Dell’acqua non sanno che farsene durante la cena. Ne bevono un bel bicchierone alla fine, che prendono con la mano sinistra mentre con il dorso della destra lo sostengono alla base. Non ho mai capito perchè. Forse hanno paura che cada? Si corre il rischio che a fine cena, quel poco di acqua che avevate lasciato nel bicchiere e che tenevate ‘per dopo’ vi venga portata via e non la rivedrete mai più.
La velocità con cui mangiano è strabiliante e fa si che l’atto effettivo del mangiare duri molto poco. La conversazione durante questo periodo è quasi assente e si riduce a qualche mugolio di approvazione. Ricordatevi di usare sempre la mano destra per mangiare o per offrire del cibo ad altri. La sinistra, quella brutta, ha altri usi che ora non vi sto a spiegare ma che forse potete immaginare da soli.
Dopo la cena, ci si trasferisce tutti nuovamente nel salotto buono per il the, quello fatto con il latte condensato.
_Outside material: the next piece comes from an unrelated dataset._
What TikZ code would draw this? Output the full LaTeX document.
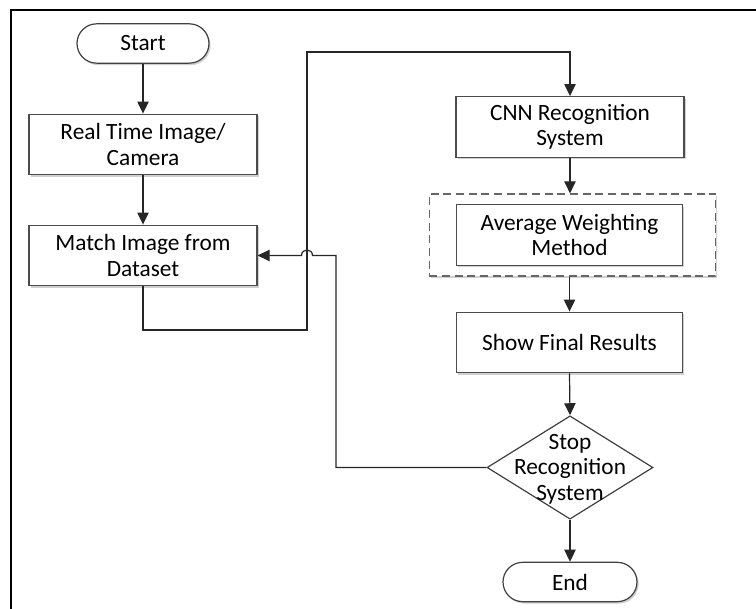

Nel peggiore dei casi le donne seguono le altre donne in camera da letto e gli uomini accompagnano gli ospiti uomini sul sofa per continuare le chiacchiere.
Per congedarsi è facile. Basta ricordare all’oste che il vostro povero autista vi sta aspettando in garage e che domani si deve alzare presto per portarvi in ufficio e quindi è opportuno togliere il disturbo in fretta.

Siete sopravvissuti al vostro invito a cena. Ma sicuramente non vedete l’ora che si ripeta. La proverbiale ospitalità Bengalese, di cui avevato tanto sentito parlare, è genuina e davanti a un bel piatto di biriyani anche il Bengalese più introverso e lo straniero più titubante diventano due chiacchieroni affiatatissimi e irrefrenabili e vi ritroverate anche voi come lui a pontificare sullo stato di salute della democrazia in Bangladesh, sui politici corrotti, sul prezzo delle cipolle che è arrivato alle stelle, sulla vostra domestica che come al solito arriva tardi e se ne va sempre troppo presto, sul traffico estenuante, ecc. ecc. ecc.